:: WHAT THE TASK REQUIRES ::
Omitting the pictures, copy exactly each line from the one containing "Reproduce this chart with matplotlib." up to and including the one containing "import numpy as np".

:: STORED DATA ::

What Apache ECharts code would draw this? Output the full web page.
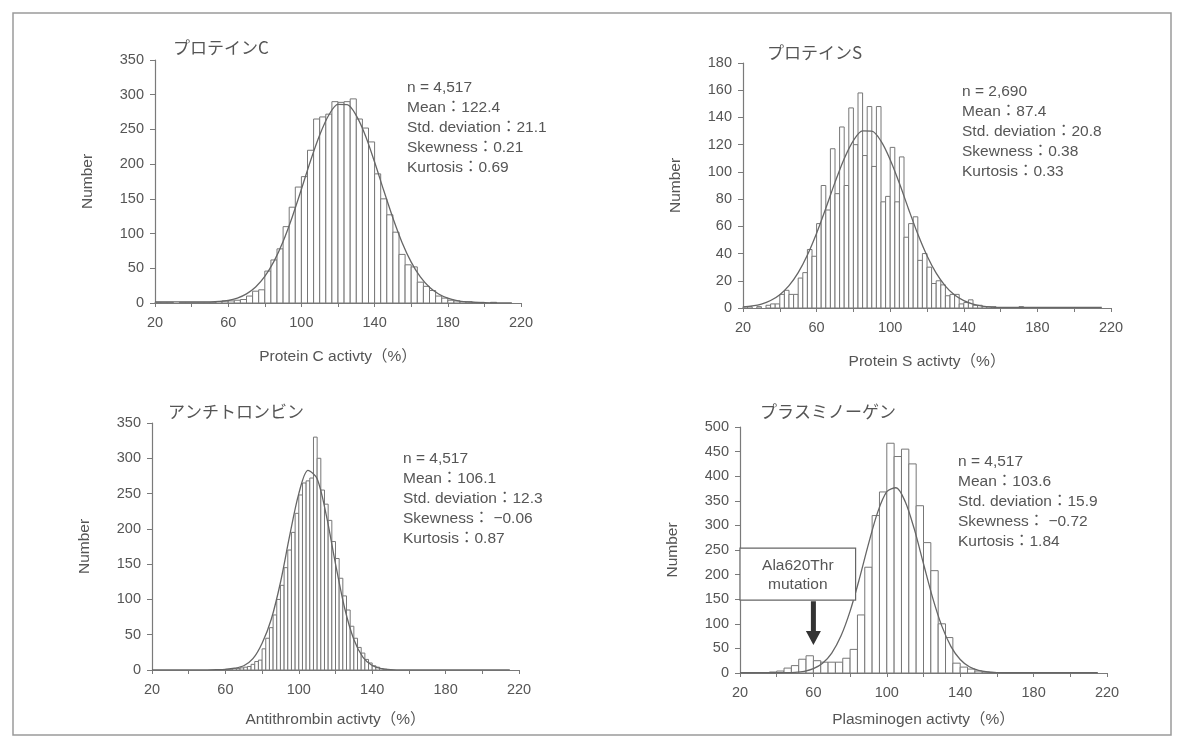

==

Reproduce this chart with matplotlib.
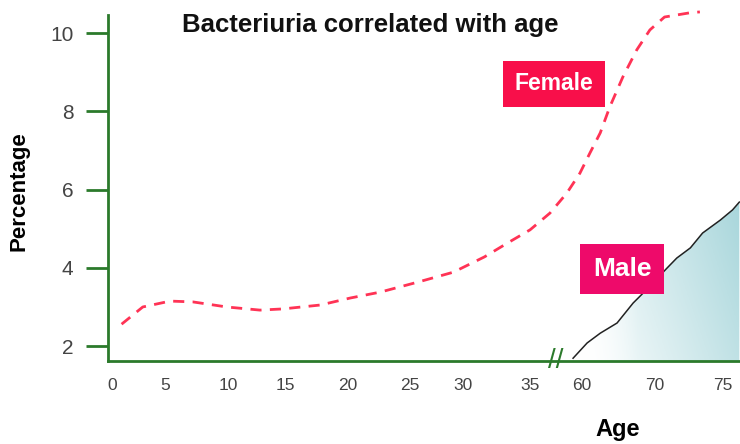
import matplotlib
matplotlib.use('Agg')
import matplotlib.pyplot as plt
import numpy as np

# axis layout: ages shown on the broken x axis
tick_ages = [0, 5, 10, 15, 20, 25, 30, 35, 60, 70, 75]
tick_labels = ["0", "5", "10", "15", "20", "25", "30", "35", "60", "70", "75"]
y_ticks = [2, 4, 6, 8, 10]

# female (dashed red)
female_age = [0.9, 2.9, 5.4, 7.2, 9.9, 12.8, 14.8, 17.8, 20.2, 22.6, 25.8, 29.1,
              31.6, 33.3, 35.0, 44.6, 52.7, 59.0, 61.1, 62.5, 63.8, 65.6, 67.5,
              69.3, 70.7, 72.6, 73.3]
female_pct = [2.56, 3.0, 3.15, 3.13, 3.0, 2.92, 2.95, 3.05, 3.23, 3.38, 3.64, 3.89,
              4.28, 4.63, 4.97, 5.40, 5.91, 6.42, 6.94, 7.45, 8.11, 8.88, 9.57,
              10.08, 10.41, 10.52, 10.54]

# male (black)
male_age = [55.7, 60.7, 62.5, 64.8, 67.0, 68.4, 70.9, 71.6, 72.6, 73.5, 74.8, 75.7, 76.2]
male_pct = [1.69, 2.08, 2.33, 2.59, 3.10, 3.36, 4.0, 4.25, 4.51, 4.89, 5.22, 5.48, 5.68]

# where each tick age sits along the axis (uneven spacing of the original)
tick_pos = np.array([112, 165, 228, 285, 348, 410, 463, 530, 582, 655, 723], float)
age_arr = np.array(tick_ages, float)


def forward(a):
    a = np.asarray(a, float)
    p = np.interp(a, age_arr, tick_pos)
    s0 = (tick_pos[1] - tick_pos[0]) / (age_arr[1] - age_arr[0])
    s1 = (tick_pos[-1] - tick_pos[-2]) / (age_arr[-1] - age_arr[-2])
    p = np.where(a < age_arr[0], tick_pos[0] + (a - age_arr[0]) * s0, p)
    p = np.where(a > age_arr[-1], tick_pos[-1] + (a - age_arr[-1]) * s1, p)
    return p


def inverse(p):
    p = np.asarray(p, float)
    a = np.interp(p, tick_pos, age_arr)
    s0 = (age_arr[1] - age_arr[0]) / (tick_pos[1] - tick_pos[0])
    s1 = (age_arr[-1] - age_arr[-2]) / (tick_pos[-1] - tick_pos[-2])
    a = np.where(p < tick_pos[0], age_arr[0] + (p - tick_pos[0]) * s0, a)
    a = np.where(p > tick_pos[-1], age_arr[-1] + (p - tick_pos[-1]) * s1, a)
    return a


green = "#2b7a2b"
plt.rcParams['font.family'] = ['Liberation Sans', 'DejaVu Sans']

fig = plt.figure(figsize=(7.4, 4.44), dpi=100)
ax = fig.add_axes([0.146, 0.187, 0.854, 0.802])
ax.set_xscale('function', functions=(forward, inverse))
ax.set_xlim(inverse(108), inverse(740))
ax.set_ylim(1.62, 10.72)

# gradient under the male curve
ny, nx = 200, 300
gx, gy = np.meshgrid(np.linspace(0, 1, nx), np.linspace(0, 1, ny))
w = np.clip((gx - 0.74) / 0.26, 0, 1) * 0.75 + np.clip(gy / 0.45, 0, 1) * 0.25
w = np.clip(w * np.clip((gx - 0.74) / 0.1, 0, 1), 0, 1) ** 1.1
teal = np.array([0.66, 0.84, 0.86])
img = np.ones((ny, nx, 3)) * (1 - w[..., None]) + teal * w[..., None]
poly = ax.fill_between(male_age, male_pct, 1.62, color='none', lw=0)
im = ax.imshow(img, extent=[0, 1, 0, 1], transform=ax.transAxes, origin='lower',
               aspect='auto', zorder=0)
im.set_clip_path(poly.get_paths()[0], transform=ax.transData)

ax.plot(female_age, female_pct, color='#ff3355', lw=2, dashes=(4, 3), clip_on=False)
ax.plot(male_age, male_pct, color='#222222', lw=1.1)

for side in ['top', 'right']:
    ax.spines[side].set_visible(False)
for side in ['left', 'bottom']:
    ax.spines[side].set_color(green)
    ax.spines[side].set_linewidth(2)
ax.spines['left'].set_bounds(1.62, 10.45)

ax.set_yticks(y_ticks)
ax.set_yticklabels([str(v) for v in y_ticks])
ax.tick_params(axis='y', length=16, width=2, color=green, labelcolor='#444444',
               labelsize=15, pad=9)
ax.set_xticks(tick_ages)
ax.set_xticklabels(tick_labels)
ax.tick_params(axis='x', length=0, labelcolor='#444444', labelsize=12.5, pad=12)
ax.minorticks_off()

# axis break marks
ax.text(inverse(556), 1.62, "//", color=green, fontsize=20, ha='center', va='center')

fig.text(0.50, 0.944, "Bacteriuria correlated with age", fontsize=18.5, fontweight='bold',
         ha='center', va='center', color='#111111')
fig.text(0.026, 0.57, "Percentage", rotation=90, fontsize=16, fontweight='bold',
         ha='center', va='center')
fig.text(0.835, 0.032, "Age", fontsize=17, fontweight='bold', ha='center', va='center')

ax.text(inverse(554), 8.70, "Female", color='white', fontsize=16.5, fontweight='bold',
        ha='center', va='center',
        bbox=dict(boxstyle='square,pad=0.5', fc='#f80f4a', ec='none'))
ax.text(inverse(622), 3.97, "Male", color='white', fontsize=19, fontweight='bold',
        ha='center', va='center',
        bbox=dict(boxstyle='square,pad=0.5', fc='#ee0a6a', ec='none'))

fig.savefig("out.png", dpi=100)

...

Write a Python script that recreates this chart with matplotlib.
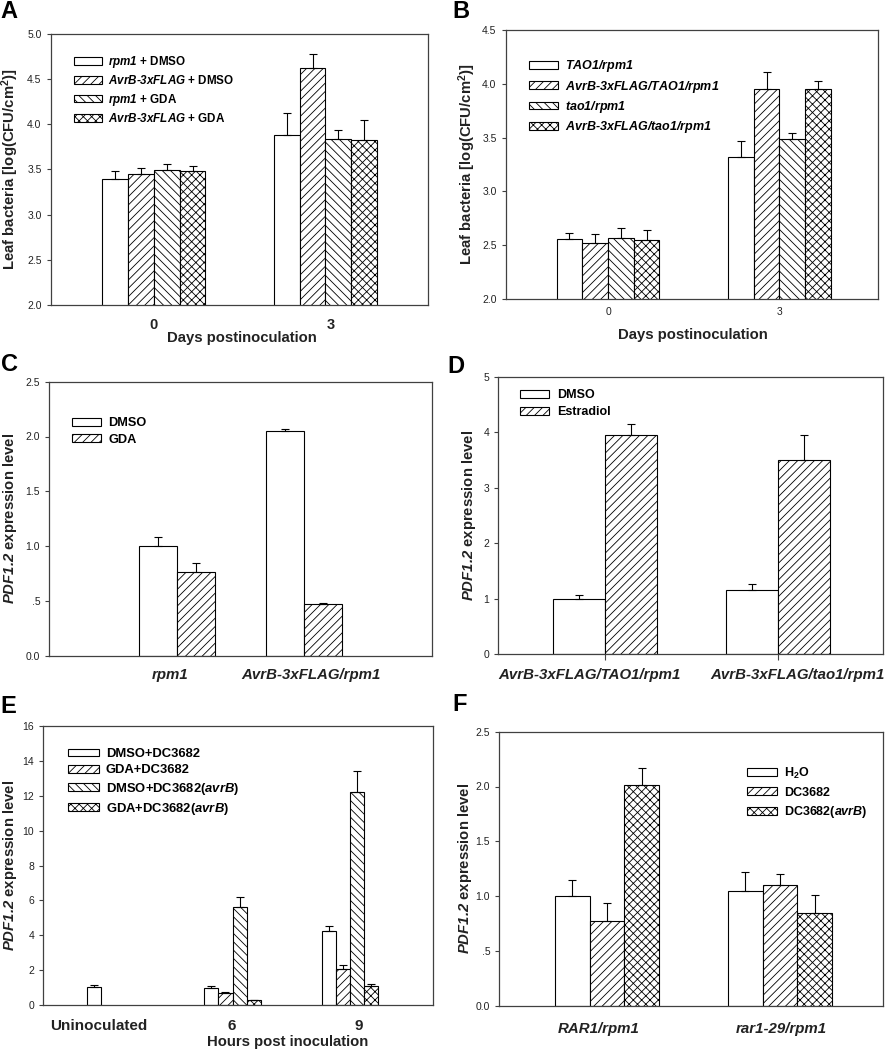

:: THE ANSWER ::
Reproduce this chart with matplotlib.
import matplotlib
matplotlib.use('Agg')
import matplotlib.pyplot as plt
import numpy as np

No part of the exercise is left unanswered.